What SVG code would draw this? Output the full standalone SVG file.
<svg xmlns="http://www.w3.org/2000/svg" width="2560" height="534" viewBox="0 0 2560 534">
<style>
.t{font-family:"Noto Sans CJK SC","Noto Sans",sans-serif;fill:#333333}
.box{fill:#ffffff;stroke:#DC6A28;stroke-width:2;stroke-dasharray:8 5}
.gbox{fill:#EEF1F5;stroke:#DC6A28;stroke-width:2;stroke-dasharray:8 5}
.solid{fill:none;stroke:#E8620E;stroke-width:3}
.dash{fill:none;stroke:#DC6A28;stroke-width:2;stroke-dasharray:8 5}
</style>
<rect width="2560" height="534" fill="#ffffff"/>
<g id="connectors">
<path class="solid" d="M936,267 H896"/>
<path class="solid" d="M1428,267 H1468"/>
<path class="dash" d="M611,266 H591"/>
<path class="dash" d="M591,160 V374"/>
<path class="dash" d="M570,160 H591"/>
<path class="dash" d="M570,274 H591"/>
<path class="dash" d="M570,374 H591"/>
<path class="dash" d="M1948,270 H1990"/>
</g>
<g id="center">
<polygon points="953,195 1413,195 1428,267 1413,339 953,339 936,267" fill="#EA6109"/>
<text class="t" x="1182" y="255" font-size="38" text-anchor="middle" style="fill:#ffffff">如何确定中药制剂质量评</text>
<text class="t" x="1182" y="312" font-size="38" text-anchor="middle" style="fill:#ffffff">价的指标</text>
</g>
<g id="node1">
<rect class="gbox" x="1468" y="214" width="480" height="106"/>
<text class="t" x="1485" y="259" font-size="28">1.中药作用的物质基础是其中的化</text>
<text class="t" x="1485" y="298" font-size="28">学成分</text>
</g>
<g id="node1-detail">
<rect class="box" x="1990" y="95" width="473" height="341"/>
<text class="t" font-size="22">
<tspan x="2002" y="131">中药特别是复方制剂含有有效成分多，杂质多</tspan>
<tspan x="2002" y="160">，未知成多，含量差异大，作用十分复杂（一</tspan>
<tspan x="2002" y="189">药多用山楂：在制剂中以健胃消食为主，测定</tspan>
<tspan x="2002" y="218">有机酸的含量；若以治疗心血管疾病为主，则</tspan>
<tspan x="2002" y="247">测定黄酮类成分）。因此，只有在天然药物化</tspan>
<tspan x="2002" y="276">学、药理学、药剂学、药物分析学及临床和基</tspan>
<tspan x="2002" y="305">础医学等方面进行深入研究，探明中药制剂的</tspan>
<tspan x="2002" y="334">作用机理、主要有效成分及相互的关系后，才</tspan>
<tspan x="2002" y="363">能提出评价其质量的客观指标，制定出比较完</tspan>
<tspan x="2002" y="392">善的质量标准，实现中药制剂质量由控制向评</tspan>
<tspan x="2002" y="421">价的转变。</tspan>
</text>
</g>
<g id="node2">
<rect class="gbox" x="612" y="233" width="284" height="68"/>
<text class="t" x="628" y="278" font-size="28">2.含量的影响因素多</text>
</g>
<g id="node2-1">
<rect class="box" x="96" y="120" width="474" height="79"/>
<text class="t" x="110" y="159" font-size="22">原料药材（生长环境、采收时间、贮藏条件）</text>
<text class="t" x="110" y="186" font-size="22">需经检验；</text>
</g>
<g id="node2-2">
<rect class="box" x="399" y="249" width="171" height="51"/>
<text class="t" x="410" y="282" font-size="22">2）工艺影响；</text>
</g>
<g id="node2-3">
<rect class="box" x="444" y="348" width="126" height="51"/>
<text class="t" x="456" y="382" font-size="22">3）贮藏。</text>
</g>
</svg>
# # # # # # #
Repeat the material above in full, keeping every word.

* COMPLETE ANSWER
What SVG code would draw this? Output the full standalone SVG file.
<svg xmlns="http://www.w3.org/2000/svg" width="2560" height="534" viewBox="0 0 2560 534">
<style>
.t{font-family:"Noto Sans CJK SC","Noto Sans",sans-serif;fill:#333333}
.box{fill:#ffffff;stroke:#DC6A28;stroke-width:2;stroke-dasharray:8 5}
.gbox{fill:#EEF1F5;stroke:#DC6A28;stroke-width:2;stroke-dasharray:8 5}
.solid{fill:none;stroke:#E8620E;stroke-width:3}
.dash{fill:none;stroke:#DC6A28;stroke-width:2;stroke-dasharray:8 5}
</style>
<rect width="2560" height="534" fill="#ffffff"/>
<g id="connectors">
<path class="solid" d="M936,267 H896"/>
<path class="solid" d="M1428,267 H1468"/>
<path class="dash" d="M611,266 H591"/>
<path class="dash" d="M591,160 V374"/>
<path class="dash" d="M570,160 H591"/>
<path class="dash" d="M570,274 H591"/>
<path class="dash" d="M570,374 H591"/>
<path class="dash" d="M1948,270 H1990"/>
</g>
<g id="center">
<polygon points="953,195 1413,195 1428,267 1413,339 953,339 936,267" fill="#EA6109"/>
<text class="t" x="1182" y="255" font-size="38" text-anchor="middle" style="fill:#ffffff">如何确定中药制剂质量评</text>
<text class="t" x="1182" y="312" font-size="38" text-anchor="middle" style="fill:#ffffff">价的指标</text>
</g>
<g id="node1">
<rect class="gbox" x="1468" y="214" width="480" height="106"/>
<text class="t" x="1485" y="259" font-size="28">1.中药作用的物质基础是其中的化</text>
<text class="t" x="1485" y="298" font-size="28">学成分</text>
</g>
<g id="node1-detail">
<rect class="box" x="1990" y="95" width="473" height="341"/>
<text class="t" font-size="22">
<tspan x="2002" y="131">中药特别是复方制剂含有有效成分多，杂质多</tspan>
<tspan x="2002" y="160">，未知成多，含量差异大，作用十分复杂（一</tspan>
<tspan x="2002" y="189">药多用山楂：在制剂中以健胃消食为主，测定</tspan>
<tspan x="2002" y="218">有机酸的含量；若以治疗心血管疾病为主，则</tspan>
<tspan x="2002" y="247">测定黄酮类成分）。因此，只有在天然药物化</tspan>
<tspan x="2002" y="276">学、药理学、药剂学、药物分析学及临床和基</tspan>
<tspan x="2002" y="305">础医学等方面进行深入研究，探明中药制剂的</tspan>
<tspan x="2002" y="334">作用机理、主要有效成分及相互的关系后，才</tspan>
<tspan x="2002" y="363">能提出评价其质量的客观指标，制定出比较完</tspan>
<tspan x="2002" y="392">善的质量标准，实现中药制剂质量由控制向评</tspan>
<tspan x="2002" y="421">价的转变。</tspan>
</text>
</g>
<g id="node2">
<rect class="gbox" x="612" y="233" width="284" height="68"/>
<text class="t" x="628" y="278" font-size="28">2.含量的影响因素多</text>
</g>
<g id="node2-1">
<rect class="box" x="96" y="120" width="474" height="79"/>
<text class="t" x="110" y="159" font-size="22">原料药材（生长环境、采收时间、贮藏条件）</text>
<text class="t" x="110" y="186" font-size="22">需经检验；</text>
</g>
<g id="node2-2">
<rect class="box" x="399" y="249" width="171" height="51"/>
<text class="t" x="410" y="282" font-size="22">2）工艺影响；</text>
</g>
<g id="node2-3">
<rect class="box" x="444" y="348" width="126" height="51"/>
<text class="t" x="456" y="382" font-size="22">3）贮藏。</text>
</g>
</svg>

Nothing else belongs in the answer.